Zhang provided the high schoolers with background reading on Grothendieck polynomials—the symmetries of which can reveal information about a mathematically important class of geometric objects called Grassmannians—and a roadmap to help them get started. In Ng’s words, “Adela was able to zoom out and give us the macroscopic view of what we should be working on.”

Zhang says her top priority was to help her mentees build the skills and habits all research mathematicians need, such as “being comfortable with getting stuck but still not giving up.”

These are lessons Zhang says she feels she is still learning herself. As a young student in Shanghai, China, she was attracted to math by the beauty of famous theorems, but in her day-to-day research she has had to come to grips with slow progress. She knows what it’s like to feel a bit overwhelmed. “When I started mentoring Jakin’s group, I was just starting to work on my own project for the first time in grad school. So, I can fully sympathize with what it feels like,” she says.
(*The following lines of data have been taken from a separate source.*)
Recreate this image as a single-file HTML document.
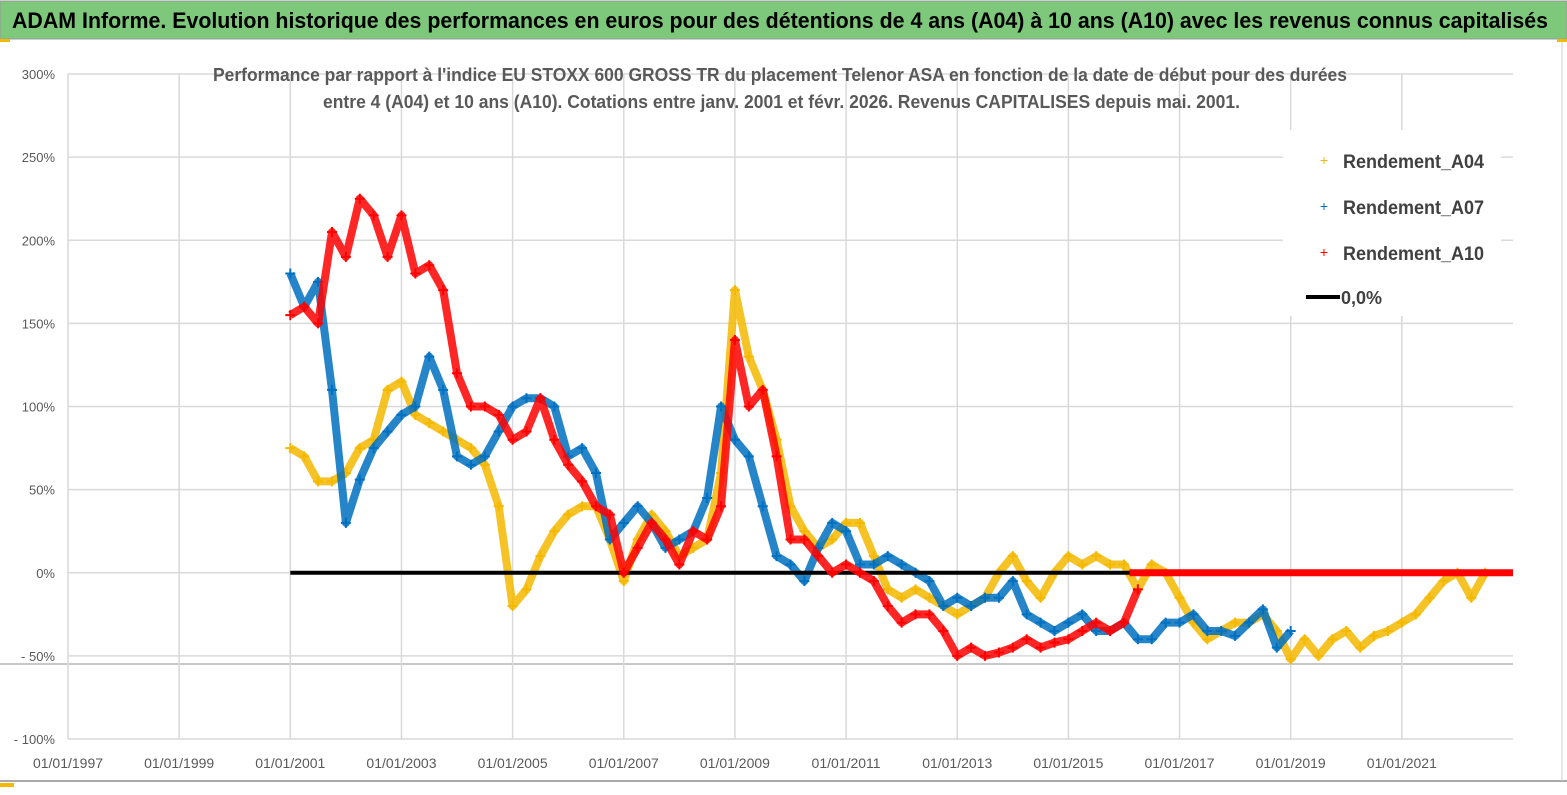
<!DOCTYPE html>
<html><head><meta charset="utf-8"><style>
body{margin:0;background:#fff;width:1567px;height:790px;overflow:hidden;font-family:"Liberation Sans",sans-serif}
svg text{font-family:"Liberation Sans",sans-serif}
</style></head><body>
<svg id="chart" width="1567" height="790" xmlns="http://www.w3.org/2000/svg">
<rect x="0" y="0" width="1567" height="790" fill="#fff"/>
<rect x="0" y="1" width="1567" height="38" fill="#7dc87b" stroke="#9a9a9a"/>
<text x="12" y="28" textLength="1536" lengthAdjust="spacingAndGlyphs" font-size="22" font-weight="bold" fill="#000">ADAM Informe. Evolution historique des performances en euros pour des détentions de 4 ans (A04) à 10 ans (A10) avec les revenus connus capitalisés</text>
<rect x="0" y="39" width="10" height="3" fill="#f5b800"/>
<rect x="1557" y="39" width="10" height="3" fill="#f5b800"/>
<line x1="0" y1="781" x2="1567" y2="781" stroke="#aaa" stroke-width="2"/>
<rect x="0" y="783" width="14" height="4" fill="#f5b800"/>
<line x1="1562" y1="42" x2="1562" y2="781" stroke="#ccc"/>
<g id="grid"></g>
<g id="marks"></g>
<text x="213" y="81" textLength="1134" lengthAdjust="spacingAndGlyphs" font-size="18" font-weight="bold" fill="#595959">Performance par rapport à l'indice EU STOXX 600 GROSS TR  du placement Telenor ASA en fonction de la date de début pour des durées</text>
<text x="323" y="108" textLength="917" lengthAdjust="spacingAndGlyphs" font-size="18" font-weight="bold" fill="#595959">entre 4 (A04) et 10 ans (A10). Cotations entre janv. 2001 et févr. 2026. Revenus CAPITALISES depuis mai. 2001.</text>
<g>
<rect x="1283" y="130" width="218" height="186" fill="#fff"/>
<text x="1324" y="165" font-size="14" fill="#f5b800" text-anchor="middle">+</text>
<text x="1343" y="168" textLength="141" lengthAdjust="spacingAndGlyphs" font-size="19" font-weight="bold" fill="#404040">Rendement_A04</text>
<text x="1324" y="211" font-size="14" fill="#0070c0" text-anchor="middle">+</text>
<text x="1343" y="214" textLength="141" lengthAdjust="spacingAndGlyphs" font-size="19" font-weight="bold" fill="#404040">Rendement_A07</text>
<text x="1324" y="257" font-size="14" fill="#ff0000" text-anchor="middle">+</text>
<text x="1343" y="260" textLength="141" lengthAdjust="spacingAndGlyphs" font-size="19" font-weight="bold" fill="#404040">Rendement_A10</text>
<line x1="1306" y1="297" x2="1340" y2="297" stroke="#000" stroke-width="4"/>
<text x="1341" y="304" font-size="18" font-weight="bold" fill="#404040">0,0%</text>
</g>
</svg>
<script>
const xTicks=[1997,1999,2001,2003,2005,2007,2009,2011,2013,2015,2017,2019,2021];
const yTicks=[300,250,200,150,100,50,0,-50,-100];
const yTickLabels=["300%","250%","200%","150%","100%","50%","0%","- 50%","- 100%"];
const a04Start=2001.0;
const a04=[75,70,55,55,60,75,80,110,115,95,90,85,80,75,65,40,-20,-10,10,25,35,40,40,20,-5,20,35,25,10,15,20,60,170,130,110,80,40,25,15,20,30,30,10,-10,-15,-10,-15,-20,-25,-20,-15,0,10,-5,-15,0,10,5,10,5,5,-10,5,0,-15,-30,-40,-35,-30,-30,-25,-35,-52,-40,-50,-40,-35,-45,-38,-35,-30,-25,-15,-5,0,-15,0];
const a07Start=2001.0;
const a07=[180,160,175,110,30,56,75,85,95,100,130,110,70,65,70,85,100,105,105,100,70,75,60,20,30,40,30,15,20,25,45,100,80,70,40,10,5,-5,15,30,25,5,5,10,5,0,-5,-20,-15,-20,-15,-15,-5,-25,-30,-35,-30,-25,-35,-35,-30,-40,-40,-30,-30,-25,-35,-35,-38,-30,-22,-45,-35];
const a10Start=2001.0;
const a10=[155,160,150,205,190,225,215,190,215,180,185,170,120,100,100,95,80,85,105,80,65,55,40,35,0,15,30,20,5,25,20,40,140,100,110,70,20,20,10,0,5,0,-5,-20,-30,-25,-25,-35,-50,-45,-50,-48,-45,-40,-45,-42,-40,-35,-30,-35,-30,-10];
const a10FlatStart=2016.1, a10FlatEnd=2023.0, a10FlatValue=0;
const zeroStart=2001.0, zeroEnd=2016.1, zeroValue=0;
const step=0.25;

const X0=68,X1=1513,Y0=74,Y1=739;
const xs=y=>X0+(y-1997)/(2023-1997)*(X1-X0);
const ys=v=>Y1-(v+100)/400*(Y1-Y0);
const NS="http://www.w3.org/2000/svg";
const grid=document.getElementById('grid'),marks=document.getElementById('marks'),svg=document.getElementById('chart');
function mk(t,a,p){const e=document.createElementNS(NS,t);for(const k in a)e.setAttribute(k,a[k]);p.appendChild(e);return e;}
yTicks.forEach((v,i)=>{
 const l=mk('line',{x1:X0,x2:X1,y1:ys(v),y2:ys(v),stroke:'#d9d9d9','stroke-width':1.5},grid);
 
 
 const t=mk('text',{x:55,y:ys(v)+5,'text-anchor':'end','font-size':13,fill:'#595959'},svg);
 t.textContent=yTickLabels[i];
 
 
});
mk('line',{x1:0,x2:X1,y1:664,y2:664,stroke:'#c8c8c8','stroke-width':2},grid);
xTicks.forEach(y=>{
 const l=mk('line',{x1:xs(y),x2:xs(y),y1:Y0,y2:Y1,stroke:'#d9d9d9','stroke-width':1.5},grid);
 
 
 const t=mk('text',{x:xs(y),y:768,'text-anchor':'middle','font-size':14,fill:'#595959'},svg);
 t.textContent='01/01/'+y;
 
 
});
function series(vals,start,color,name){
 const g=mk('g',{},marks);
 
 
 const pts=vals.map((v,i)=>[xs(start+i*step),ys(v)]);
 mk('polyline',{points:pts.map(p=>p.join(',')).join(' '),fill:'none',stroke:color,'stroke-width':8,'stroke-linejoin':'round','stroke-opacity':0.85},g);
 pts.forEach(p=>{
  const m=mk('path',{d:`M${p[0]-5},${p[1]}h10M${p[0]},${p[1]-5}v10`,stroke:color,'stroke-width':2},g);
  
  
 });
}
series(a04,a04Start,'#f5b800','series-a04');
series(a07,a07Start,'#0070c0','series-a07');
const z=mk('line',{x1:xs(zeroStart),x2:xs(zeroEnd),y1:ys(zeroValue),y2:ys(zeroValue),stroke:'#000','stroke-width':4},marks);


series(a10,a10Start,'#ff0000','series-a10');
const f=mk('line',{x1:xs(a10FlatStart),x2:xs(a10FlatEnd),y1:ys(a10FlatValue),y2:ys(a10FlatValue),stroke:'#ff0000','stroke-width':7},marks);


</script>
</body></html>
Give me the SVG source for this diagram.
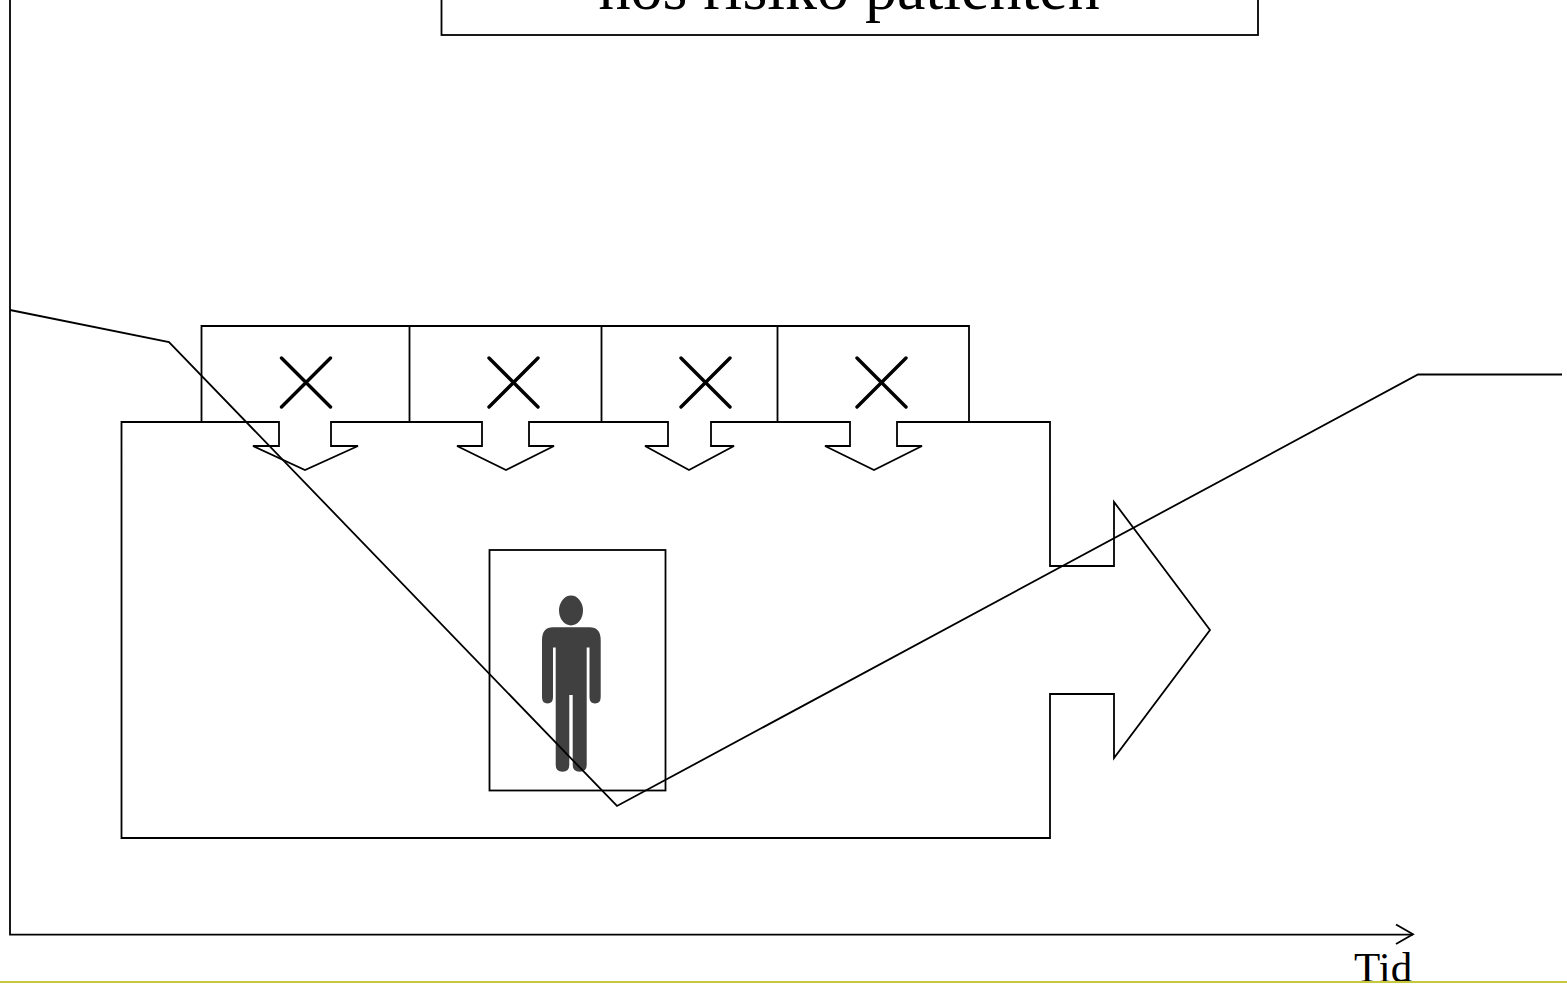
<svg xmlns="http://www.w3.org/2000/svg" width="1567" height="984" viewBox="0 0 1567 984">
<style>
.l{fill:none;stroke:#000;stroke-width:1.8;stroke-linejoin:miter}
.t{font-family:"Liberation Serif","Times New Roman",serif;fill:#000}
.x{fill:none;stroke:#000;stroke-width:3.4;stroke-linecap:round}
</style>
<rect width="1567" height="984" fill="#fff"/>
<g id="title"><rect class="l" x="441.500" y="-40" width="816.500" height="75"/>
<text class="t" x="849" y="9" font-size="64" text-anchor="middle">hos risiko patienten</text></g>
<g id="boxes">
<path class="l" d="M201.500 422V326H969V422M409.500 326V422M601.500 326V422M777.500 326V422"/>
<path class="x" d="M281.500 358L330.500 407M330.500 358L281.500 407M489 358L538 407M538 358L489 407M681 358L730 407M730 358L681 407M857 358L906 407M906 358L857 407"/>
</g>
<g id="big-arrow"><path class="l" d="M121.500 422H279V446H253L305 470L358 446H331V422H482V446H457L506 470L554 446H529V422H668V446H645L689 470L734 446H711V422H850V446H825L874 470L922 446H897V422H1050V566H1114V502L1210 630L1114 758V694H1050V838H121.500Z"/></g>
<g id="patient"><rect class="l" x="489.500" y="550" width="176" height="240.500"/>
<ellipse cx="571" cy="610.500" rx="12" ry="15" fill="#404040"/>
<path fill="#404040" d="M553 627.300H589.500Q600.700 627.300 600.700 640V697Q600.700 703.500 595 703.500Q589.500 703.500 589.500 697V647.500H586.700V765Q586.700 771.700 579.700 771.700Q572.700 771.700 572.700 765V695H569.300V765Q569.300 771.700 562.500 771.700Q555.700 771.700 555.700 765V647.500H553V697Q553 703.500 547.500 703.500Q542 703.500 542 697V640Q542 627.300 553 627.300Z"/></g>
<g id="connectors">
<path class="l" d="M10 0V934.700H1413"/>
<path class="l" d="M1396 924.500L1413 934.300L1396 944"/>
<path class="l" d="M10 310L169 342L617 806L1418 374.500H1562"/>
</g>
<g id="axis-label"><text class="t" x="1354" y="982" font-size="43">Tid</text></g>
<rect id="footer-line" x="0" y="981" width="1567" height="2" fill="#c8c83c"/>
</svg>
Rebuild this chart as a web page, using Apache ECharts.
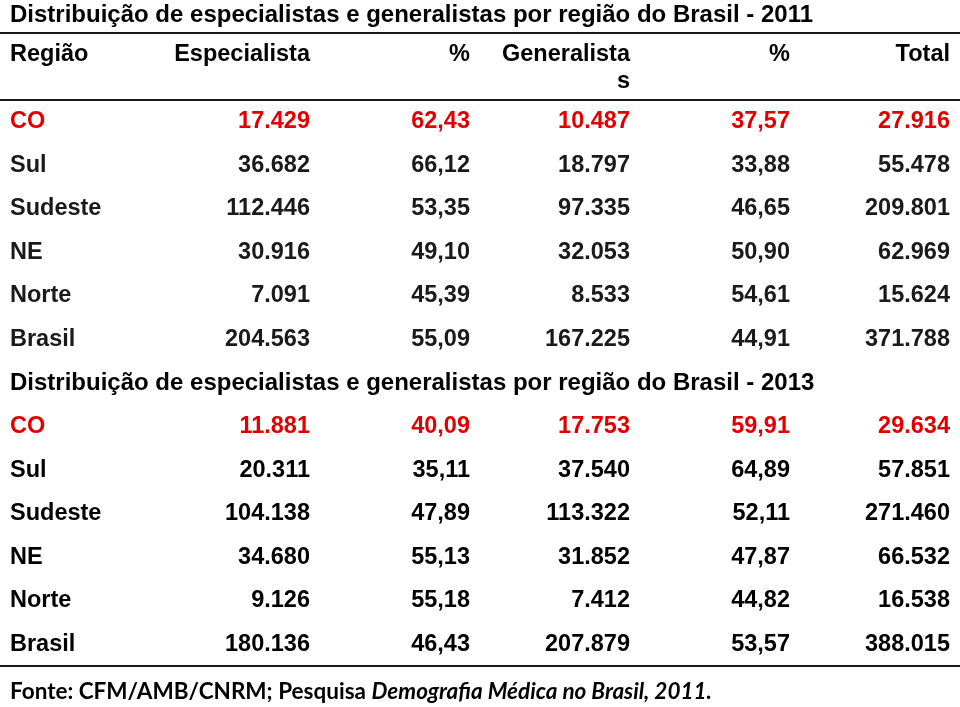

There are successes as well as setbacks. Zhang recalls that Ng spent weeks slogging through examples of an unfamiliar technique called constructing bijections before finally getting the hang of it. “She proved something using this technique, which I found really impressive,” Zhang says. “I was proud of her.”

Ask Ng if there were moments during the year when she thought her team might never get anywhere, and she laughs. “Basically, the whole time except for the end. I think that’s the point. That’s how research goes. You have a small victory, you celebrate it, and then you’re back to not knowing what’s going on.”

Connecting with a community

Both Ng and Zhang say that connecting with others through math has made their research pursuits more rewarding. As an undergraduate at MIT, says Zhang, “I felt very lonely because there weren’t many women doing higher math.” She persevered thanks to encouragement from a female postdoc who supervised her in the Undergraduate Research Opportunities Program (UROP). Zhang went on to serve in turn as a mentor for UROP as well as for PRIMES. The program recognized her ongoing work in 2021 by awarding her a George Lusztig Mentorship.

Ng started building her own math support network while growing up in Ithaca, New York, attending math camps and leading her high school’s Science Olympiad and math competition teams. She’s met some of her closest friends, including her MIT roommate, through such activities. “A lot of what kept me interested in math was having that community,” she says.

Whatever the future holds for Ng, she says she expects math or its applications will play some part in her profession. Meanwhile, she is enjoying a variety of creative activities at MIT, including origami and music. She says PRIMES helped her see that creativity is vital to research. “You’re venturing into territory that no one has ever really studied before,” she says. “You have to think of new ways to look at something. Otherwise, it’s already been done.”